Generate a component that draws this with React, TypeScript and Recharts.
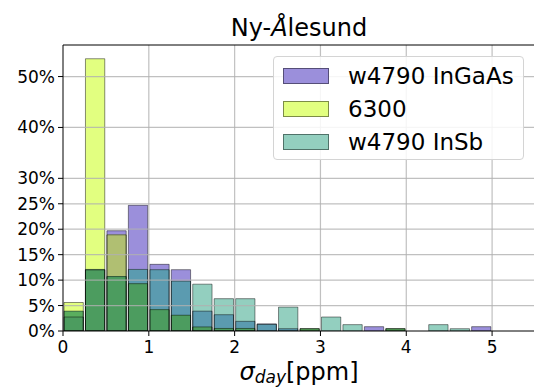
import React from "react";
import { BarChart, Bar, XAxis, YAxis, ReferenceLine, Legend, Label } from "recharts";

// histogram bins (left edges), width 0.25 ppm
const binLefts = [0, 0.25, 0.5, 0.75, 1, 1.25, 1.5, 1.75, 2, 2.25, 2.5, 2.75, 3, 3.25, 3.5, 3.75, 4, 4.25, 4.5, 4.75];
const binWidth = 0.25;

// percentages per bin
const inGaAs = [2.75, 12.0, 19.7, 24.7, 13.1, 12.05, 3.9, 3.2, 1.9, 1.4, 0.45, 0, 0, 0, 0.85, 0, 0, 0, 0, 0.85];
const s6300 = [5.6, 53.5, 18.9, 9.3, 4.2, 3.1, 0.8, 0.5, 0.5, 0, 0, 0.45, 0, 0, 0, 0.45, 0, 0, 0, 0];
const inSb = [3.9, 12.1, 10.7, 12.1, 12.05, 9.8, 9.2, 6.35, 6.35, 1.3, 4.7, 0.45, 2.75, 1.25, 0, 0.45, 0, 1.25, 0.45, 0];

const seriesNames = ["w4790 InGaAs", "6300", "w4790 InSb"];
const xTicks = [0, 1, 2, 3, 4, 5];
const yTicks = [0, 5, 10, 15, 20, 25, 30, 40, 50];

const COL = {
  p: "#9b8fdb",
  y: "#e2ff80",
  t: "#93cfbf",
  py: "#b0bf72",
  pt: "#5b9bb0",
  yt: "#5aae5e",
  pyt: "#4c9c5f",
};
const legendColors = [COL.p, COL.y, COL.t];

const data = binLefts.map((l, i) => {
  const p = inGaAs[i];
  const y = s6300[i];
  const t = inSb[i];
  return {
    x: l + binWidth / 2,
    p,
    y,
    t,
    py: Math.min(p, y),
    pt: Math.min(p, t),
    yt: Math.min(y, t),
    pyt: Math.min(p, y, t),
  };
});

const fillLayers = ["p", "y", "t", "py", "pt", "yt", "pyt"];
const outlineLayers = ["p", "y", "t"];

const W = 540;
const H = 388;
const margin = { top: 44, right: 5, bottom: 27, left: 8 };
const yAxisWidth = 55;
const xDomain: [number, number] = [0, 5.5];
const yDomain: [number, number] = [0, 56.2];
const plotW = W - margin.left - margin.right - yAxisWidth;
const barPx = (plotW * binWidth) / (xDomain[1] - xDomain[0]);

const FONT = "DejaVu Sans, Verdana, sans-serif";

const LegendBox = () => (
  <div
    style={{
      width: 249,
      height: 102,
      border: "1px solid #d4d4d4",
      borderRadius: 4,
      background: "rgba(255,255,255,0.85)",
      fontFamily: FONT,
      fontSize: 23,
      color: "#000",
      position: "relative",
    }}
  >
    {seriesNames.map((n, i) => (
      <div
        key={n}
        style={{ position: "absolute", left: 9, top: 9 + i * 33, height: 20, display: "flex", alignItems: "center", whiteSpace: "nowrap" }}
      >
        <div style={{ width: 46, height: 16, background: legendColors[i], border: "1px solid rgba(0,0,0,0.45)", boxSizing: "border-box" }} />
        <span style={{ marginLeft: 19, lineHeight: "20px" }}>{n}</span>
      </div>
    ))}
  </div>
);

export default function App() {
  return (
    <div style={{ position: "absolute", left: 0, top: 0, width: 534, height: 388, overflow: "hidden", background: "#fff" }}>
      <BarChart width={W} height={H} data={data} margin={margin} barCategoryGap={0} barGap={0}>
        <XAxis
          xAxisId="main"
          dataKey="x"
          type="number"
          domain={xDomain}
          ticks={xTicks}
          allowDataOverflow
          height={30}
          tickSize={5}
          tickMargin={5}
          stroke="#000"
          tick={{ fill: "#000", fontSize: 17, fontFamily: FONT }}
          tickLine={{ stroke: "#000" }}
          axisLine={{ stroke: "#000" }}
        >
          <Label
            content={(props: any) => {
              const vb = props.viewBox || {};
              const cx = vb.x + vb.width / 2;
              return (
                <text x={cx} y={380} textAnchor="middle" fontFamily={FONT} fontSize={24} fill="#000">
                  <tspan fontStyle="italic">σ</tspan>
                  <tspan fontStyle="italic" fontSize={17} dy={3}>day</tspan>
                  <tspan dy={-3}>[ppm]</tspan>
                </text>
              );
            }}
          />
        </XAxis>
        <XAxis
          xAxisId="top"
          orientation="top"
          dataKey="x"
          type="number"
          domain={xDomain}
          height={1}
          tick={false}
          tickLine={false}
          axisLine={{ stroke: "#000" }}
        >
          <Label
            content={(props: any) => {
              const vb = props.viewBox || {};
              const cx = vb.x + vb.width / 2;
              return (
                <text x={cx} y={36} textAnchor="middle" fontFamily={FONT} fontSize={24} fill="#000">
                  Ny-<tspan fontStyle="italic">Å</tspan>lesund
                </text>
              );
            }}
          />
        </XAxis>
        {fillLayers.concat(outlineLayers).map((k, i) => (
          <XAxis
            key={"ax" + i}
            xAxisId={"h" + i}
            dataKey="x"
            type="number"
            domain={xDomain}
            allowDataOverflow
            hide
            height={0}
          />
        ))}
        <YAxis
          yAxisId="left"
          width={yAxisWidth}
          type="number"
          domain={yDomain}
          ticks={yTicks}
          allowDataOverflow
          interval={0}
          tickSize={5}
          tickMargin={3}
          tickFormatter={(v: number) => `${v}%`}
          tick={{ fill: "#000", fontSize: 17, fontFamily: FONT }}
          tickLine={{ stroke: "#000" }}
          axisLine={{ stroke: "#000" }}
        />
        {fillLayers.map((k, i) => (
          <Bar
            key={"f" + k}
            xAxisId={"h" + i}
            yAxisId="left"
            dataKey={k}
            fill={(COL as any)[k]}
            barSize={barPx}
            isAnimationActive={false}
            legendType="none"
          />
        ))}
        {outlineLayers.map((k, j) => (
          <Bar
            key={"o" + k}
            xAxisId={"h" + (fillLayers.length + j)}
            yAxisId="left"
            dataKey={k}
            fill="none"
            stroke="#000"
            strokeOpacity={0.45}
            strokeWidth={1}
            barSize={barPx}
            isAnimationActive={false}
            legendType="none"
          />
        ))}
        {xTicks.filter((v) => v > 0).map((v) => (
          <ReferenceLine key={"gx" + v} xAxisId="main" yAxisId="left" x={v} stroke="#b0b0b0" strokeOpacity={0.8} strokeWidth={1.2} />
        ))}
        {yTicks.filter((v) => v > 0).map((v) => (
          <ReferenceLine key={"gy" + v} xAxisId="main" yAxisId="left" y={v} stroke="#b0b0b0" strokeOpacity={0.8} strokeWidth={1.2} />
        ))}
        <Legend
          layout="vertical"
          align="center"
          verticalAlign="middle"
          content={() => <LegendBox />}
          wrapperStyle={{ left: 273, top: 56, width: 251, height: 104 }}
        />
      </BarChart>
    </div>
  );
}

________

▶ _AIM OF THE EXERCISE_
Return only the lines from the start of the data through the line that contains "const binWidth = 0.25;", please, copying them exactly and omitting all pictures.

▶ _WORKED SOLUTION_
Generate a component that draws this with React, TypeScript and Recharts.
import React from "react";
import { BarChart, Bar, XAxis, YAxis, ReferenceLine, Legend, Label } from "recharts";

// histogram bins (left edges), width 0.25 ppm
const binLefts = [0, 0.25, 0.5, 0.75, 1, 1.25, 1.5, 1.75, 2, 2.25, 2.5, 2.75, 3, 3.25, 3.5, 3.75, 4, 4.25, 4.5, 4.75];
const binWidth = 0.25;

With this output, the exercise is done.